When I told his brother, who had four daughters my age and younger, about the event so he could keep his family safe, I was met with: “What did you do to encourage him?”

The cruel reality was that many people in the family had known about him for years, but it was not talked about. Family members who had voiced their apprehensions were told they were being disrespectful of their elders and were making up stories to get attention. This attitude made those of us he had attacked doubt our own experiences, our innocence. We didn’t discuss it with one another because we thought we must have done something bad to have brought it on ourselves.

When he died a few years later, many women in the family came forward with similar, or worse, stories. Yet because I had been old enough and rebellious enough to make waves, I was the whistleblower. I can only imagine how many people could have been spared pain if the first person to come forth had been listened to instead of hushed.

What is the big deal after all?
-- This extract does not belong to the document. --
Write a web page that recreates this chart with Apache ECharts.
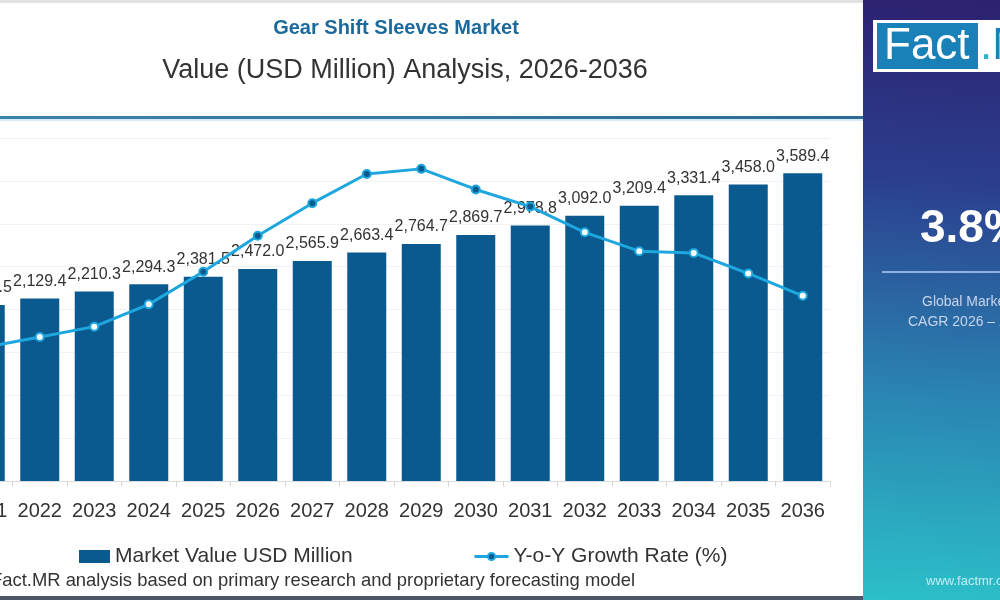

Is it so bad that our lawmakers think it is okay to grab women like sex toys if the situation presents itself? If this is still a question for you, I have news for you: Women are not pets. We are not dolls, we are not tools, we are not machines. Women are humans and our bodies are attached to our souls. Our sexuality is a vulnerable gift that can only be offered, not stolen or forced. When you ignore that, you are pretending that sex is something outside of us that we can put on or take off like a piece of clothing.

Why are women coming out with these stories now? Simple: There is strength in numbers, and it appears that strength is what you need in abundance to weather the pushback that comes when you finally tell the truth.

(Ayn Whytemare is the owner and operator of Found Well Farm in Pembroke.)